In any case men with ‘educated’ accents, though rare among tramps, are not unknown. But even when tramps are aware that you are of different origin from themselves, it does not necessarily alter their attitude. From their point of view all that matters is that you, like themselves, are ‘on the bum’. And in that world it is not done to ask too many questions. You can tell people the history of your life if you choose, and most tramps do so on the smallest provocation, but you are under no compulsion to tell it and whatever story you tell will be accepted without question. Even a bishop could be at home among tramps if he wore the right clothes; and even if they knew he was a bishop it might not make any difference, provided that they also knew or believed that he was genuinely destitute. Once you are in that world and seemingly of it, it hardly matters what you have been in the past. It is a sort of world-within-a-world where everyone is equal, a small squalid democracy — perhaps the nearest thing to a democracy that exists in England.
But when you come to the normal working class the position is totally different. To begin with, there is no short cut into their midst. You can become a tramp simply by putting on the right clothes and going to the nearest casual ward, but you can’t become a navvy or a coal-miner. You couldn’t get a job as a navvy or a coal-miner even if you were equal to the work. Via Socialist politics you can get in touch with the working-class intelligentsia, but they are hardly more typical than tramps or burglars. For the rest you can only mingle with the working class by staying in their houses as a lodger, which always has a dangerous resemblance to ‘slumming’. For some months I lived entirely in coal-miners’ houses. I ate my meals with the family, I washed at the kitchen sink, I shared bedrooms with miners, drank beer with them, played darts with them, talked to them by the hour together. But though I was among them, and I hope and trust they did not find me a nuisance, I was not one of them, and they knew it even better than I did.
However much you like them, however interesting you find their conversation, there is always that accursed itch of class-difference, like the pea under the princess’s mattress. It is not a question of dislike or distaste, only of difference, but it is enough to make real intimacy impossible. Even with miners who described themselves as Communists I found that it needed tactful manoeuvrings to prevent them from calling me ‘sir’; and all of them, except in moments of great animation, softened their northern accents for my benefit. I liked them and hoped they liked me; but I went among them as a foreigner, and both of us were aware of it. Whichever way you turn this curse of class-difference confronts you like a wall of stone. Or rather it is not so much like a stone wall as the plate-glass pane of an aquarium; it is so easy to pretend that it isn’t there, and so impossible to get through it.
Unfortunately it is nowadays the fashion to pretend that the glass is penetrable.
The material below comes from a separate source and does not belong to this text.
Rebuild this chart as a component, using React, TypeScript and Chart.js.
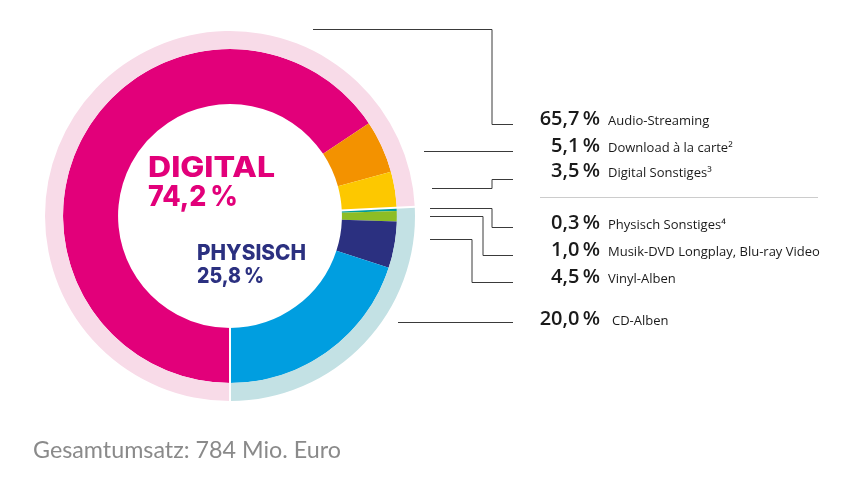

Of course everyone knows that class-prejudice exists, but at the same time everyone claims that he, in some mysterious way, is exempt from it. Snob-bishness is one of those vices which we can discern in everyone else but’ never in ourselves. Not only the croyant et pratiquant Socialist, but every ‘intellectual’ takes it as a matter of course that he at least is outside the class-racket; he, unlike his neighbours, can see through the absurdity of wealth, ranks, titles, etc., etc. ‘I’m not a snob’ is nowadays a kind of universal credo. Who is there who has not jeered at the House of Lords, the military caste, the Royal Family, the public schools, the huntin’ and shootin’ people, the old ladies in Cheltenham boarding-houses, the horrors of ‘county’ society, and the social hierarchy generally?
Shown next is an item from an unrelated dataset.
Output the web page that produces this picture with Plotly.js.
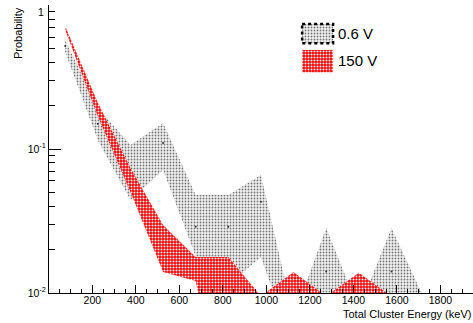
<!DOCTYPE html>
<html>
<head>
<meta charset="utf-8">
<script src="https://cdn.plot.ly/plotly-3.0.1.min.js"></script>
<style>html,body{margin:0;padding:0;background:#fff;}#plot{width:473px;height:323px;}</style>
</head>
<body>
<div id="plot"></div>
<script>
// Bin centres (keV)
const energy = [75, 225, 375, 525, 675, 825, 975, 1125, 1275, 1425, 1575, 1725];

// 0.6 V : band upper / lower edges and central values
const v06High = [0.57, 0.193, 0.1065, 0.1516, 0.048, 0.048, 0.066, 0.0068, 0.0283, 0.0077, 0.0283, 0.0092];
const v06Low  = [0.472, 0.115, 0.0443, 0.0714, 0.018, 0.0113, 0.0178, 0.004, 0.001, 0.001, 0.001, 0.001];
const v06Mid  = [0.52, 0.15, 0.069, 0.11, 0.0289, 0.0289, 0.043, null, 0.0141, null, 0.0141, null];

// 150 V : band upper / lower edges
const v150High = [0.714, 0.21, 0.0738, 0.0297, 0.0178, 0.0178, 0.0095, 0.014, 0.0095, 0.0138, 0.0095, 0.0095];
const v150Low  = [0.67, 0.169, 0.0503, 0.014, 0.0121, 0.001, 0.001, 0.001, 0.001, 0.001, 0.001, 0.001];

const seriesNames = ["0.6 V", "150 V"];
const xTitle = "Total Cluster Energy (keV)";
const yTitle = "Probability";
const yMajorTicks = [0.01, 0.1, 1];
const yMajorLabels = ['10<sup>-2</sup>', '10<sup>-1</sup>', ''];
const yTopLabel = '1';
const yMinorTicks = [0.02, 0.03, 0.04, 0.05, 0.06, 0.07, 0.08, 0.09, 0.2, 0.3, 0.4, 0.5, 0.6, 0.7, 0.8, 0.9];

function band(x, hi, lo) {
  return {
    x: x.concat(x.slice().reverse()),
    y: hi.concat(lo.slice().reverse())
  };
}

const greyPattern = {shape: '.', fgcolor: '#777777', bgcolor: '#f2f2f2', size: 3, solidity: 0.3};
const redPattern = {shape: '.', fgcolor: '#ffffff', bgcolor: '#ff0000', size: 3, solidity: 0.36};

const gB = band(energy, v06High, v06Low);
const rB = band(energy, v150High, v150Low);

const traces = [
  {x: gB.x, y: gB.y, type: 'scatter', mode: 'lines', fill: 'toself',
   fillpattern: greyPattern, fillcolor: '#f2f2f2', line: {width: 0}, hoverinfo: 'skip', showlegend: false},
  {x: energy, y: v06Mid, type: 'scatter', mode: 'markers',
   marker: {size: 2, color: '#333333'}, showlegend: false, hoverinfo: 'skip'},
  {x: rB.x, y: rB.y, type: 'scatter', mode: 'lines', fill: 'toself',
   fillpattern: redPattern, fillcolor: '#ff0000', line: {width: 0}, hoverinfo: 'skip', showlegend: false},
  // legend swatches on an overlay (paper-like) axis
  {x: [0.597, 0.670, 0.670, 0.597, 0.597], y: [0.934, 0.934, 0.867, 0.867, 0.934],
   xaxis: 'x2', yaxis: 'y2', type: 'scatter', mode: 'lines', fill: 'toself',
   fillpattern: greyPattern, fillcolor: '#f2f2f2',
   line: {color: '#000000', width: 2.5, dash: 'dot'}, showlegend: false, hoverinfo: 'skip'},
  {x: [0.597, 0.670, 0.670, 0.597, 0.597], y: [0.844, 0.844, 0.766, 0.766, 0.844],
   xaxis: 'x2', yaxis: 'y2', type: 'scatter', mode: 'lines', fill: 'toself',
   fillpattern: redPattern, fillcolor: '#ff0000',
   line: {width: 0}, showlegend: false, hoverinfo: 'skip'},
  // empty trace so the minor-tick overlay axis is drawn
  {x: [null], y: [null], xaxis: 'x', yaxis: 'y3', type: 'scatter', mode: 'markers', showlegend: false, hoverinfo: 'skip'}
];

const font = {family: 'Liberation Sans, Arial, sans-serif', color: '#000000'};
const yRange = [-2, 0.0005];

const layout = {
  width: 473, height: 323,
  margin: {l: 49, r: 0, t: 5, b: 30, pad: 0},
  paper_bgcolor: '#ffffff', plot_bgcolor: '#ffffff',
  showlegend: false,
  font: Object.assign({size: 10.5}, font),
  xaxis: {
    range: [0.5, 1950], tickmode: 'linear', tick0: 0, dtick: 200,
    ticks: 'inside', ticklen: 8, tickwidth: 1, tickcolor: '#000',
    ticklabelstandoff: -3,
    showline: true, linecolor: '#000', linewidth: 1, showgrid: false, zeroline: false,
    tickfont: Object.assign({size: 10.5}, font),
    minor: {ticks: 'inside', ticklen: 4, tickcolor: '#000', dtick: 50, tick0: 0, showgrid: false}
  },
  yaxis: {
    type: 'log', range: yRange, tickmode: 'array', tickvals: yMajorTicks, ticktext: yMajorLabels,
    ticks: 'inside', ticklen: 12, tickwidth: 1, tickcolor: '#000',
    showline: true, linecolor: '#000', linewidth: 1, showgrid: false, zeroline: false,
    tickfont: Object.assign({size: 10.5}, font)
  },
  yaxis3: {
    type: 'log', range: yRange, overlaying: 'y', anchor: 'x', side: 'left',
    tickmode: 'array', tickvals: yMinorTicks, showticklabels: false,
    ticks: 'inside', ticklen: 6, tickwidth: 1, tickcolor: '#000',
    showline: false, showgrid: false, zeroline: false
  },
  xaxis2: {overlaying: 'x', range: [0, 1], visible: false, fixedrange: true},
  yaxis2: {overlaying: 'y', range: [0, 1], visible: false, fixedrange: true, anchor: 'x2'},
  annotations: [
    {text: yTopLabel, xref: 'paper', yref: 'paper', x: -0.008, y: 1.005, xanchor: 'right', yanchor: 'top',
     showarrow: false, font: Object.assign({size: 10.5}, font)},
    {text: yTitle, xref: 'paper', yref: 'paper', x: -0.073, y: 1, xanchor: 'center', yanchor: 'top',
     textangle: -90, showarrow: false, font: Object.assign({size: 11}, font)},
    {text: xTitle, xref: 'paper', yref: 'paper', x: 1, y: -0.074, xanchor: 'right', yanchor: 'middle',
     showarrow: false, font: Object.assign({size: 11}, font)},
    {text: seriesNames[0], xref: 'paper', yref: 'paper', x: 0.678, y: 0.90, xanchor: 'left', yanchor: 'middle',
     showarrow: false, font: Object.assign({size: 15}, font)},
    {text: seriesNames[1], xref: 'paper', yref: 'paper', x: 0.678, y: 0.808, xanchor: 'left', yanchor: 'middle',
     showarrow: false, font: Object.assign({size: 15}, font)}
  ]
};

Plotly.newPlot('plot', traces, layout, {staticPlot: true, displayModeBar: false});
</script>
</body>
</html>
To do so has become an automatic gesture. You notice this particularly in novels. Every novelist of serious pretensions adopts an ironic attitude towards his upper-class characters. Indeed when a novelist has to put a definitely upper-class person — a duke or a baronet or whatnot — into one of his stories he guys him more or less instinctively. There is an important subsidiary cause of this in the poverty of the modern upper-class dialect.